The first tantalizing close-up views came down overnight, arriving at Earth around 6 a.m. EDT. Several members of the science team discussed their findings this afternoon at the Johns Hopkins University Applied Physics Lab in Laurel, Maryland, which runs mission operations. The spacecraft remains in excellent health after yesterday’s flyby, with all of the science data apparently on board and ready for downlink over the next 16 months. What the team revealed today were the first high-resolution shots and what borders on instant analysis. As Stern says, “We’re just skimming the top here.”
Deputy Project Scientist Cathy Olkin presented the first high-resolution global view of Charon. It’s a geological paradise, with enough terrain types to keep scientists busy for years. A series of troughs and cliffs stretch 600 miles (1,000 kilometers) across the center of the disk and represent what she says might be some form of internal process at work. A vast canyon some 4 to 6 miles (7 to 9 km) deep scars the moon’s edge at about the 2 o’clock position. And the smooth regions suggest some form of recent activity (few craters mean a surface has not been exposed to bombardment for a long time).
Surprisingly, the image shows no impact craters, implying the region can’t be more than about 100 million years old. Something must be stirring Pluto’s innards, either now or in the recent past. This makes Pluto the only frozen world known that shows activity not driven by heating from tides. What causes it, however, remains a puzzle.

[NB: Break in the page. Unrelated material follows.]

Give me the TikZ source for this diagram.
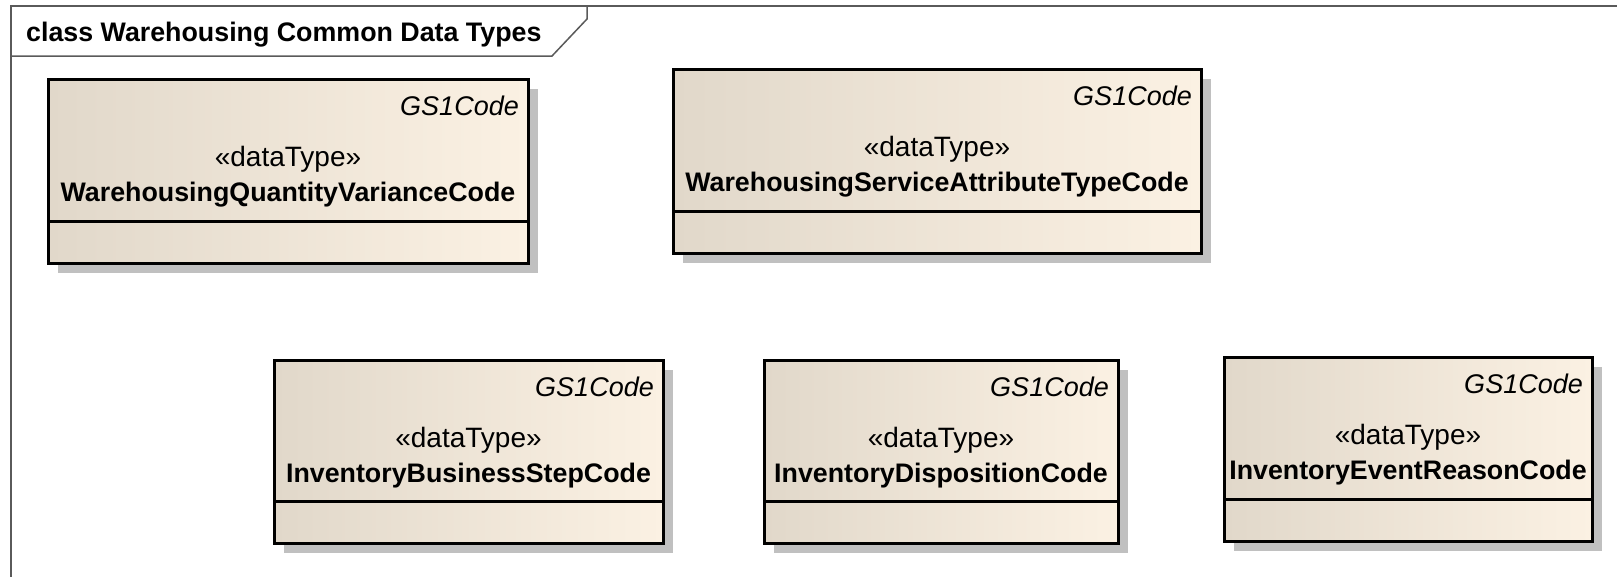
\documentclass[tikz,border=0pt]{standalone}
\usepackage{fontspec}
\setmainfont{Liberation Sans}
\usetikzlibrary{positioning,calc,shadows}
\definecolor{dtleft}{RGB}{225,216,202}
\definecolor{dtmid}{RGB}{246,236,222}
\definecolor{dtright}{RGB}{251,241,227}
\definecolor{framegray}{RGB}{90,90,90}
\definecolor{shadowgray}{RGB}{192,192,192}

\begin{document}
\begin{tikzpicture}[x=1pt, y=-1pt,
    dtype/.style={rectangle, draw, line width=3pt, outer sep=0pt, inner sep=0pt,
        left color=dtleft, middle color=dtmid, right color=dtright,
        drop shadow={shadow xshift=10pt, shadow yshift=-10pt, fill=shadowgray, opacity=1}},
    tagged/.style={font=\fontsize{27}{32}\selectfont\itshape, anchor=base east, inner sep=0pt},
    stereo/.style={font=\fontsize{28}{32}\selectfont, anchor=base, inner sep=0pt},
    cname/.style={font=\fontsize{26.8}{32}\selectfont\bfseries, anchor=base, inner sep=0pt},
    divider/.style={line width=3pt},
    frameline/.style={draw=framegray, line width=1.5pt}
]
\useasboundingbox (0,0) rectangle (1617,576);
\clip (0,0) rectangle (1617,576);

% diagram frame and its name tab
\draw[frameline] (11,600) -- (11,6) -- (1640,6);
\draw[frameline] (11,56) -- (552,56) -- (587,19) -- (587,6);
\node[anchor=base west, inner sep=0pt, font=\fontsize{26.8}{32}\selectfont\bfseries] (title) at (26,41) {class Warehousing Common Data Types};

% top row
\node[dtype, minimum width=480pt, minimum height=184pt] (wqv) at (288,171) {};
\node[tagged] (wqvtag) at ($(wqv.north east)+(-9,36)$) {GS1Code};
\node[stereo] (wqvst) at ($(wqv.north)+(0,87)$) {«dataType»};
\node[cname] (wqvname) at ($(wqv.north)+(0,122)$) {WarehousingQuantityVarianceCode};
\draw[divider] ($(wqv.south west)+(0,-42)$) -- ($(wqv.south east)+(0,-42)$);

\node[dtype, minimum width=528pt, minimum height=184pt] (wsat) at (937,161) {};
\node[tagged] (wsattag) at ($(wsat.north east)+(-9,36)$) {GS1Code};
\node[stereo] (wsatst) at ($(wsat.north)+(0,87)$) {«dataType»};
\node[cname] (wsatname) at ($(wsat.north)+(0,122)$) {WarehousingServiceAttributeTypeCode};
\draw[divider] ($(wsat.south west)+(0,-42)$) -- ($(wsat.south east)+(0,-42)$);

% bottom row
\node[dtype, minimum width=389pt, minimum height=183pt] (ibs) at (468.5,451.5) {};
\node[tagged] (ibstag) at ($(ibs.north east)+(-9,36)$) {GS1Code};
\node[stereo] (ibsst) at ($(ibs.north)+(0,87)$) {«dataType»};
\node[cname] (ibsname) at ($(ibs.north)+(0,122)$) {InventoryBusinessStepCode};
\draw[divider] ($(ibs.south west)+(0,-42)$) -- ($(ibs.south east)+(0,-42)$);

\node[dtype, minimum width=354pt, minimum height=183pt] (idc) at (941,451.5) {};
\node[tagged] (idctag) at ($(idc.north east)+(-9,36)$) {GS1Code};
\node[stereo] (idcst) at ($(idc.north)+(0,87)$) {«dataType»};
\node[cname] (idcname) at ($(idc.north)+(0,122)$) {InventoryDispositionCode};
\draw[divider] ($(idc.south west)+(0,-42)$) -- ($(idc.south east)+(0,-42)$);

\node[dtype, minimum width=368pt, minimum height=184pt] (ier) at (1408,449) {};
\node[tagged] (iertag) at ($(ier.north east)+(-9,36)$) {GS1Code};
\node[stereo] (ierst) at ($(ier.north)+(0,87)$) {«dataType»};
\node[cname] (iername) at ($(ier.north)+(0,122)$) {InventoryEventReasonCode};
\draw[divider] ($(ier.south west)+(0,-42)$) -- ($(ier.south east)+(0,-42)$);
\end{tikzpicture}
\end{document}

Will Grundy, who leads the mission’s composition team, described some of its preliminary results. One intriguing result: The two ventricles of the “heart” — which the New Horizons team has proposed naming “Tombaugh Regio” after Pluto’s discoverer, Clyde Tombaugh — may not be homogeneous. The so-called left ventricle appears to have a similar composition to the north polar cap, but the right ventricle seems to have a significantly different makeup. Although the two halves may reflect a similar amount of light, they have diverse properties. As Grundy described the bizarre world we see unfolding before our eyes, he said: “I expected this [world] to be complicated and interesting, but I had no idea how complicated and interesting it would be.” Mission scientists certainly have their work cut out to unravel this complex planet. Fortunately, they’ll receive many more observations to help them in their task.